Important: The information in this document is obsolete and should not be used for new development.
Tables for 2-Byte Script Systems
In 2-byte script systems, the encoding/rendering resource contains byte-type and character-type information. The tables immediately follow the directory in the'itl5'
header.A byte-type table contains character-size information about a specific byte in the range of $00 to $FF. A character-type table contains detailed information about the character represented by a specific byte, given a particular character-encoding scheme.
Table B-9 shows the general structure of a typical encoding/rendering resource for a 2-byte script system.
Byte-Type Table
A byte-type table has 256 integer entries, one for each possible byte value in the range $00 to $FF. Each byte value is an index into the table. At each byte value, the table entry can have one of three values, specifying what kind of character or part of a character that byte value can represent.

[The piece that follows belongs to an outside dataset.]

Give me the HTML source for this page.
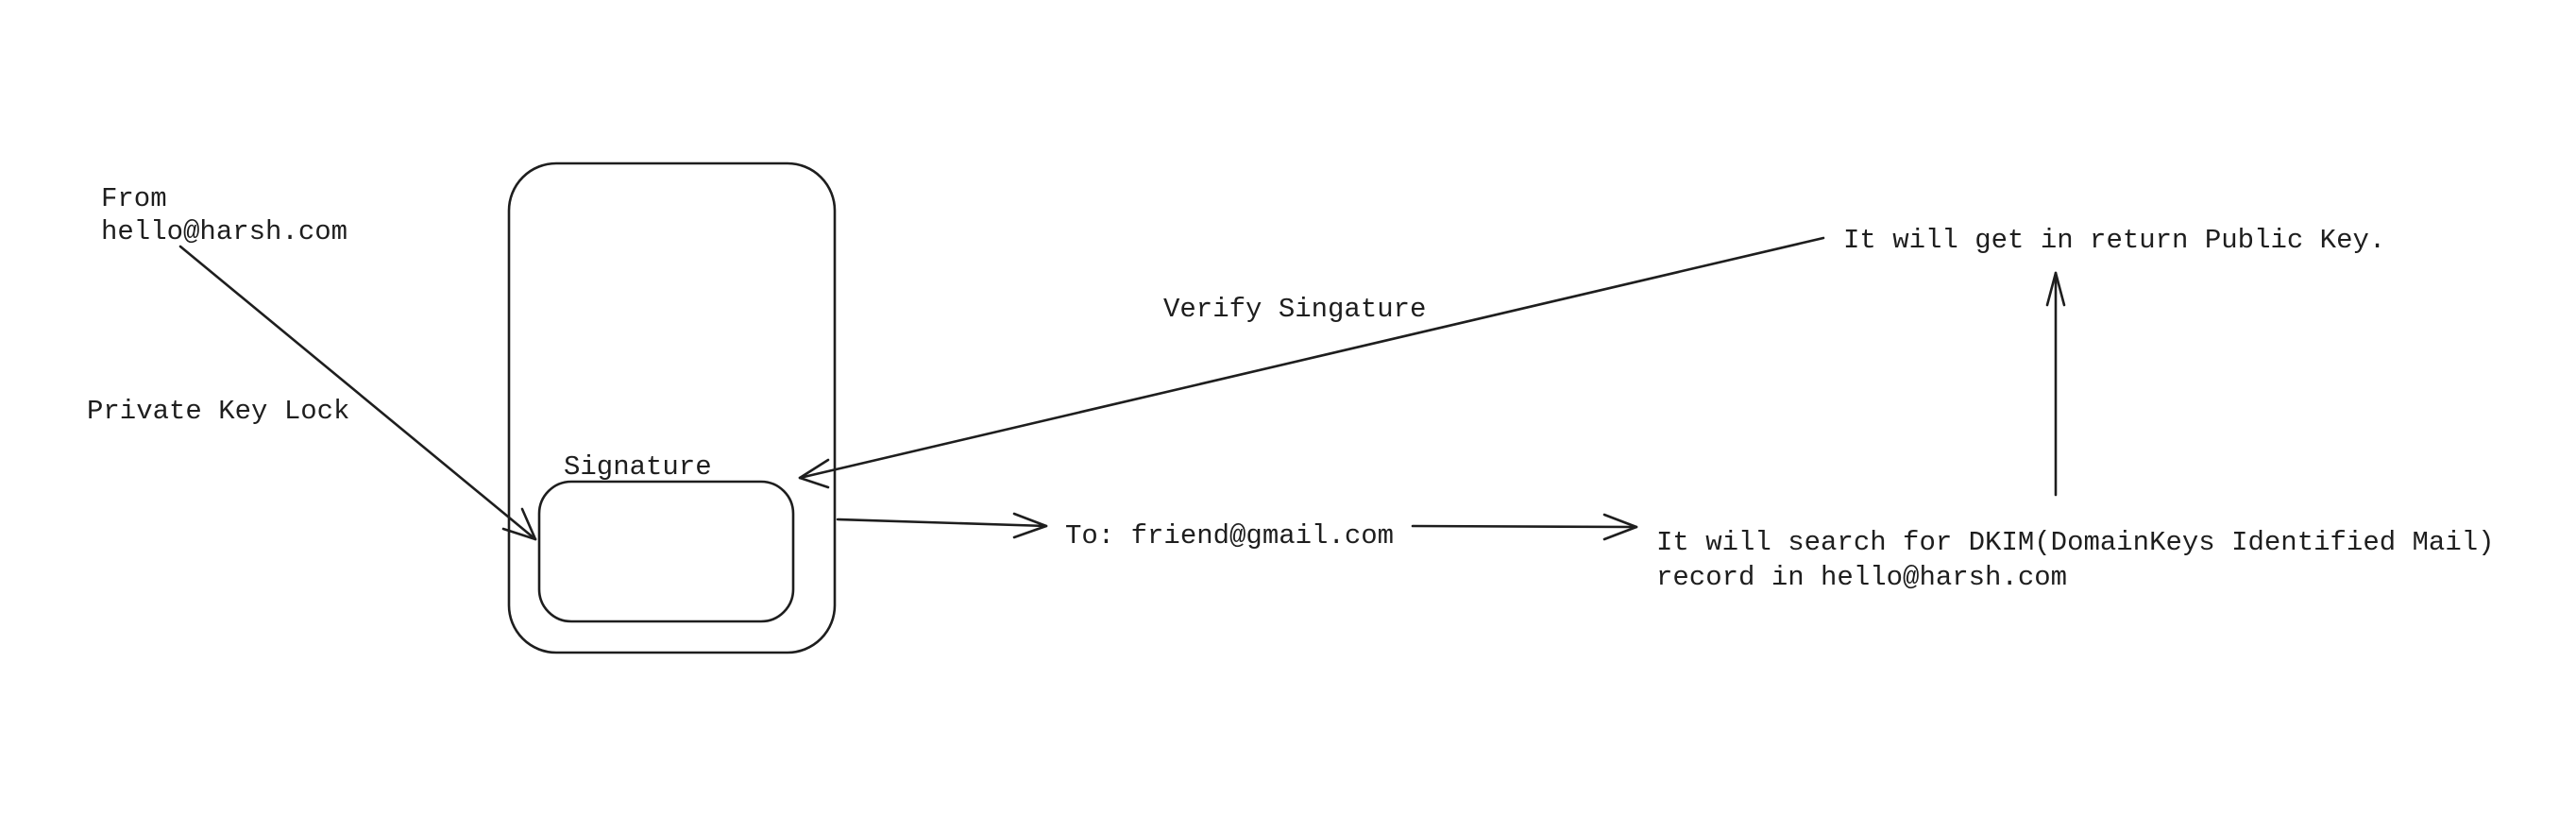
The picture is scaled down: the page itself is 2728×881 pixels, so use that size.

When processing text sequentially in a buffer, you encounter a 2-byte character's high-order byte before its low-order byte. Thus you can determine the character relationship of a given byte (1-byte or 2-byte, high-order or low-order byte) by determining its byte type and, if necessary, comparing it with the byte type of the previous byte in the buffer.
- 1 = 1-byte character only
- 0 = 1-byte character or low-order byte of a 2-bye character
- -1 = high-order or low-order byte of a 2-byte character
Character-Type Table
The character-type table consists of one high-order byte table and a series of low-order byte tables.The high-order byte table contains 256 word-length entries. The index position of each entry represents a high-order byte value. Nonzero entries mark valid high-order bytes of a 2-byte character. If a given entry is nonzero, it specifies which low-order byte table to consult to get character-type information.
There are one or more low-order byte tables, each of which can contain either a single entry or 256 word-length entries. If all low-order bytes for a given high-order byte have the same character type, the low-order byte "table" for that high-order byte consists of a single character-type value. Otherwise, every possible low-order byte is represented by an index into the table, with an appropriate character-type value at each valid index position.
For example, to find character-type information for the Japanese character with character code $EA40, you would examine location $EA in the high-order byte table; it would indicate the existence of a low-order byte table, and in that table you would examine location $40. That location would contain information showing that the character is a 2-byte JIS level-2 ideographic character that is part of the main character set.
Character types are discussed under the description of the
CharacterType
function in the chapter "Script Manager" in this book.